Retype the data exactly, from its first line to the line containing "import * as echarts from 'echarts';", including both, and skip any picture.

■ **Source excerpt**:
+++
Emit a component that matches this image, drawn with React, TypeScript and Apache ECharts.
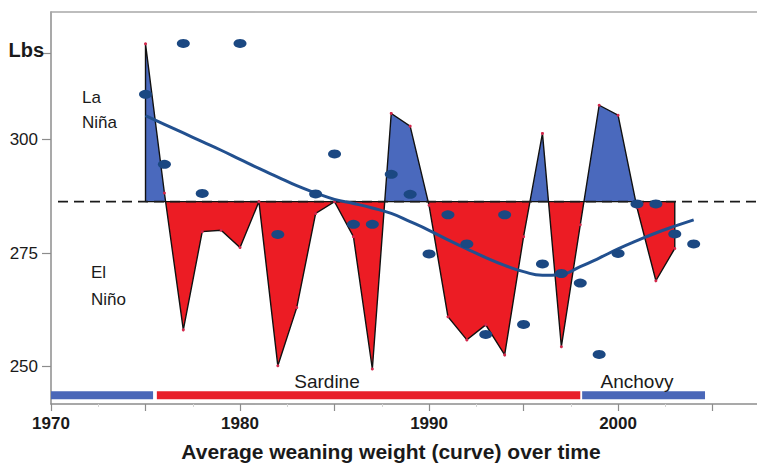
import { useEffect, useRef } from 'react';
import * as echarts from 'echarts';

// ---- data ----
const BASELINE = 286.3;
const years = [1975, 1976, 1977, 1978, 1979, 1980, 1981, 1982, 1983, 1984, 1985, 1986, 1987, 1988, 1989, 1990, 1991, 1992, 1993, 1994, 1995, 1996, 1997, 1998, 1999, 2000, 2001, 2002, 2003];
const weaningValues = [321.0, 288.2, 258.1, 279.7, 280.0, 276.2, 286.3, 250.2, 263.0, 283.7, 286.3, 278.6, 249.5, 305.7, 302.9, 285.5, 261.0, 255.9, 259.2, 252.6, 278.6, 301.3, 254.4, 281.2, 307.5, 305.3, 285.0, 268.9, 276.0];

const dotYears = [1975, 1976, 1977, 1978, 1980, 1982, 1984, 1985, 1986, 1987, 1988, 1989, 1990, 1991, 1992, 1993, 1994, 1995, 1996, 1997, 1998, 1999, 2000, 2001, 2002, 2003, 2004];
const dotValues = [309.9, 294.5, 321.1, 288.1, 321.1, 279.1, 288.0, 296.8, 281.3, 281.3, 292.3, 287.9, 274.8, 283.4, 277.0, 257.1, 283.4, 259.3, 272.6, 270.5, 268.4, 252.7, 274.9, 285.8, 285.8, 279.2, 277.0];

const curveYears = [1975, 1976, 1977, 1978, 1979, 1980, 1981, 1982, 1983, 1984, 1985, 1986, 1987, 1988, 1989, 1990, 1991, 1992, 1993, 1994, 1995, 1996, 1997, 1998, 1999, 2000, 2001, 2002, 2003, 2004];
const curveValues = [305.2, 303.3, 301.4, 299.5, 297.6, 295.6, 293.6, 291.7, 289.8, 288.2, 286.8, 285.9, 284.9, 283.7, 281.9, 280.0, 277.9, 275.9, 274.0, 272.3, 270.9, 270.1, 270.3, 272.0, 273.9, 275.9, 277.7, 279.4, 280.9, 282.3];

const regimeNames = ['', 'Sardine', 'Anchovy'];
const regimeStarts = [1970, 1975.6, 1998.1];
const regimeEnds = [1975.4, 1998.0, 2004.6];
const regimeKinds = ['cool', 'warm', 'cool'];
const REGIME_LEVEL = 243.7;

const xTickValues = [1970, 1975, 1980, 1985, 1990, 1995, 2000, 2005];
const xLabelValues = [1970, 1980, 1990, 2000];
const yTickValues = [250, 275, 300, 319];
const yLabelValues = [250, 275, 300];

// ---- styles ----
const BLUE_FILL = '#4a69bd';
const RED_FILL = '#ec1c24';
const BAR_BLUE = '#4a67b8';
const BAR_RED = '#e8202a';
const DOT_BLUE = '#1b4882';
const CURVE_BLUE = '#22508f';
const AXIS_GREY = '#8c8c8c';
const TEXT = '#1a1a1a';
const FONT = 'Liberation Sans, Arial, Helvetica, sans-serif';

export default function App() {
  const ref = useRef<HTMLDivElement>(null);

  useEffect(() => {
    const chart = echarts.init(ref.current!, null, { renderer: 'svg' });

    const areaData: number[][] = [
      [years[0], BASELINE],
      ...years.map((y, i) => [y, weaningValues[i]]),
      [years[years.length - 1], BASELINE],
    ];
    const vertexData = years.map((y, i) => [y, weaningValues[i]]);
    const dots = dotYears.map((y, i) => [y, dotValues[i]]);
    const curve = curveYears.map((y, i) => [y, curveValues[i]]);

    const regimeSeries = regimeNames.map((name, i) => ({
      type: 'line',
      name: 'regime-' + i,
      data: [
        [regimeStarts[i], REGIME_LEVEL],
        [regimeEnds[i], REGIME_LEVEL],
      ],
      symbol: 'none',
      lineStyle: { color: regimeKinds[i] === 'warm' ? BAR_RED : BAR_BLUE, width: 8, cap: 'butt' },
      z: 3,
      silent: true,
    }));

    const xMin = 1970;
    const xMax = 2007.35;

    const option: any = {
      animation: false,
      textStyle: { fontFamily: FONT },
      grid: { left: 51, right: 0, top: 12, bottom: 59, outerBoundsMode: 'none', containLabel: false },
      visualMap: {
        show: false,
        type: 'piecewise',
        dimension: 1,
        seriesIndex: 0,
        pieces: [
          { gte: 0, lt: BASELINE, color: RED_FILL },
          { gte: BASELINE, lte: 1000, color: BLUE_FILL },
        ],
        outOfRange: { color: RED_FILL },
      },
      xAxis: [
        {
          type: 'value',
          min: xMin,
          max: xMax,
          interval: 5,
          axisLine: { show: true, onZero: false, lineStyle: { color: AXIS_GREY, width: 1.5 } },
          axisTick: { show: true, length: 7, customValues: xTickValues, lineStyle: { color: AXIS_GREY, width: 1.2 } },
          minorTick: { show: true, splitNumber: 2, length: 3, lineStyle: { color: '#d4d4d4', width: 1 } },
          axisLabel: {
            margin: 11,
            fontSize: 17,
            fontWeight: 'bold',
            color: TEXT,
            customValues: xLabelValues,
            formatter: (v: number) => String(v),
          },
          splitLine: { show: false },
        },
        {
          type: 'value',
          position: 'top',
          min: xMin,
          max: xMax,
          axisLine: { show: true, onZero: false, lineStyle: { color: '#a8a8a8', width: 1.5 } },
          axisTick: { show: false },
          axisLabel: { show: false },
          splitLine: { show: false },
        },
      ],
      yAxis: {
        type: 'value',
        min: 241.8,
        max: 328,
        axisLine: { show: true, onZero: false, lineStyle: { color: AXIS_GREY, width: 1.5 } },
        axisTick: { show: true, length: 9, customValues: yTickValues, lineStyle: { color: AXIS_GREY, width: 1.2 } },
        axisLabel: {
          margin: 13,
          fontSize: 17,
          color: TEXT,
          customValues: yLabelValues,
          formatter: (v: number) => String(v),
        },
        splitLine: { show: false },
      },
      series: [
        {
          type: 'line',
          name: 'anomaly',
          data: areaData,
          symbol: 'none',
          lineStyle: { color: '#111', width: 1.4, join: 'miter' },
          areaStyle: { origin: BASELINE, opacity: 1 },
          z: 2,
          silent: true,
        },
        {
          type: 'line',
          name: 'base-solid',
          data: [
            [years[0], BASELINE],
            [years[years.length - 1], BASELINE],
          ],
          symbol: 'none',
          lineStyle: { color: '#111', width: 1.4 },
          z: 3,
          silent: true,
        },
        {
          type: 'line',
          name: 'base-dashed',
          data: [
            [1970.37, BASELINE],
            [xMax, BASELINE],
          ],
          symbol: 'none',
          lineStyle: { color: '#1a1a1a', width: 1.6, type: [10, 6] },
          z: 4,
          silent: true,
        },
        {
          type: 'scatter',
          name: 'vertices',
          data: vertexData,
          symbol: 'circle',
          symbolSize: 3,
          itemStyle: { color: '#d3264a', opacity: 1 },
          z: 5,
          silent: true,
        },
        {
          type: 'line',
          name: 'trend',
          data: curve,
          smooth: true,
          symbol: 'none',
          lineStyle: { color: CURVE_BLUE, width: 3 },
          z: 6,
          silent: true,
        },
        {
          type: 'scatter',
          name: 'weights',
          data: dots,
          symbol: 'circle',
          symbolSize: [13, 9],
          itemStyle: { color: DOT_BLUE, opacity: 1 },
          z: 7,
          silent: true,
        },
        ...regimeSeries,
      ],
      graphic: [
        { type: 'text', left: 8.5, top: 40, z: 10, style: { text: 'Lbs', fontSize: 20, fontWeight: 'bold', fill: TEXT, fontFamily: FONT } },
        { type: 'text', x: 82, y: 97, z: 10, style: { text: 'La', fontSize: 17, fill: TEXT, fontFamily: FONT, verticalAlign: 'middle' } },
        { type: 'text', x: 82, y: 122, z: 10, style: { text: 'Niña', fontSize: 17, fill: TEXT, fontFamily: FONT, verticalAlign: 'middle' } },
        { type: 'text', x: 91, y: 272.5, z: 10, style: { text: 'El', fontSize: 17, fill: TEXT, fontFamily: FONT, verticalAlign: 'middle' } },
        { type: 'text', x: 91, y: 299, z: 10, style: { text: 'Niño', fontSize: 17, fill: TEXT, fontFamily: FONT, verticalAlign: 'middle' } },
        { type: 'text', x: 327, y: 381, z: 10, style: { text: regimeNames[1], fontSize: 19, fill: TEXT, fontFamily: FONT, align: 'center', verticalAlign: 'middle' } },
        { type: 'text', x: 637, y: 381, z: 10, style: { text: regimeNames[2], fontSize: 19, fill: TEXT, fontFamily: FONT, align: 'center', verticalAlign: 'middle' } },
        { type: 'text', x: 391, y: 451, z: 10, style: { text: 'Average weaning weight (curve) over time', fontSize: 21, fontWeight: 'bold', fill: TEXT, fontFamily: FONT, align: 'center', verticalAlign: 'middle' } },
      ],
    };

    chart.setOption(option);
    return () => chart.dispose();
  }, []);

  return <div ref={ref} style={{ position: 'absolute', left: 0, top: 0, width: 757, height: 463, background: '#fff' }} />;
}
+++
■ **Result for this exercise**:
Emit a component that matches this image, drawn with React, TypeScript and Apache ECharts.
import { useEffect, useRef } from 'react';
import * as echarts from 'echarts';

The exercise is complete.